WELLY have premiered their brand new single SHOPPING – available now alongside an exuberant music video that introduces one of the UK’s most exciting new bands.

Satirical, sincere and startlingly accomplished, Shopping is as razor-sharp a send up of modern consumerism as it is a rallying cry against the slow death of the UK high street. On their first official single, Welly set out their blueprint for pop on a budget: Shopping collides passions ranging from the indie, suburban storytelling of Blur or the arch electronica of Pet Shop Boys to kitchen sink maximalists like Girls Aloud but is rooted in the deeply human need to always want more than you have.
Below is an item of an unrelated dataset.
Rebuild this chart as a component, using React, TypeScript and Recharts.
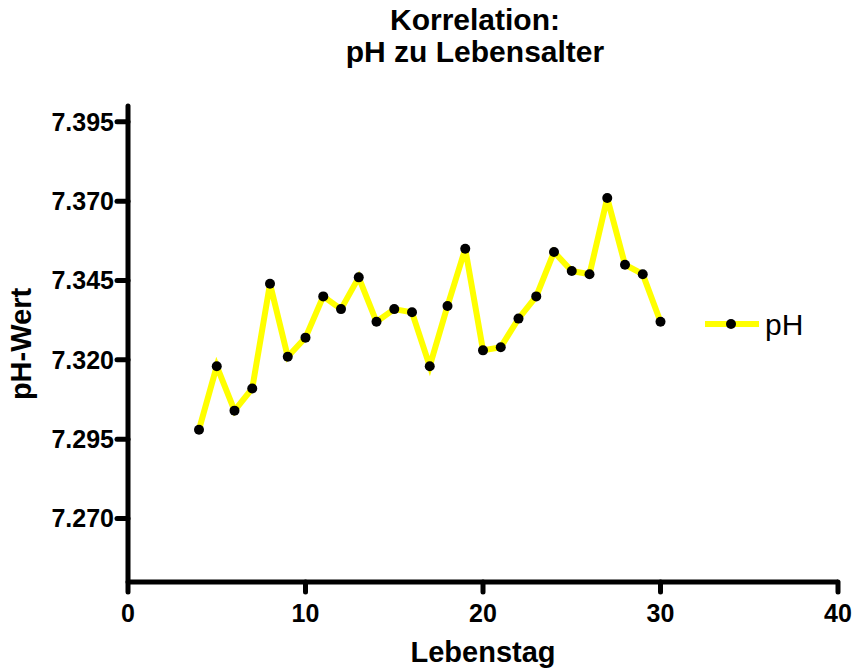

Shopping, writes Welly, “is about the ‘grass is greener’ mentality, not just in products and tat, but in your surroundings. There’s such beauty to that Yuppie era, the feeling that it would never end. Now there’s these cathedrals to excess up and down the country, shopping centres and high streets left to rot. I find them so romantic. So people complain about their local areas being crap, but then they buy their stuff online and they dodge their taxes. Which means all that’s left are vape emporiums and retail parks. It shouldn’t die, they shouldn’t knock these places down, it’s our history. My songs point the finger but don’t wag it. It’s just going, “Look, isn’t this funny, everyone?” over a disco-punk beat.”

Welly are a five-piece band led by their titular frontman, songwriter and producer. Playing with notions of artifice and aspiration, style and self, Welly was born in Southampton and showed no interest in music as a kid: he was obsessed by the same six songs on the iPod Shuffle his Dad clipped to his school trousers every day, and that was quite enough. Other people – and how they lived their lives – proved far more fascinating, with the influence to this day of writers like Alan Bennett and John Betjeman who located the sublime in the suburbs and captured everyday lives on the brink of going berserk. In 2014 Welly’s Dad sat him down to watch the video to Common People and he saw for the first time how art could also be found in the aisles of the supermarket. Welly, of course, had to form a band.

In the last year or so Welly have blazed their own chaotic trail through the grand tradition of DIY. Developing his skills as a producer and writer, Welly channelled the journalistic rule of observational lyricism through jobs at Poundland and Peppa Pig World and he currently works as a greengrocer. In 2023 he also produced Live In A Village Hall for his dissertation; a live album, mockumentary and sparsely attended red carpet event in the ambitious lineage of Stop Making Sense, which spotlighted the glamp stomp thrills of early demo Me And Your Mates.

There followed a hundred self-booked gigs and press releases with bespoke QR codes that were distributed by Welly themselves across labels, the media and radio stations. Building an enthusiastic early fanbase, such rites of passage may prove vital if Welly are to reconnect the grassroots with the mainstream, as their memorable frontman hopes: “I want music to uplift me and make me feel cool and collected. I take my inspiration from the 80s in that way; the threat of nuclear war, the miners’ strike, privatisation, crap government – what did pop do? Wake Me Up Before You Go-Go and Girls On Film … almost LAUGHABLY dancing whilst all hell opened up. Where is that now when we need it most?

Beginning with Shopping, austere times demand even bigger dreams. Welly are officially open for business.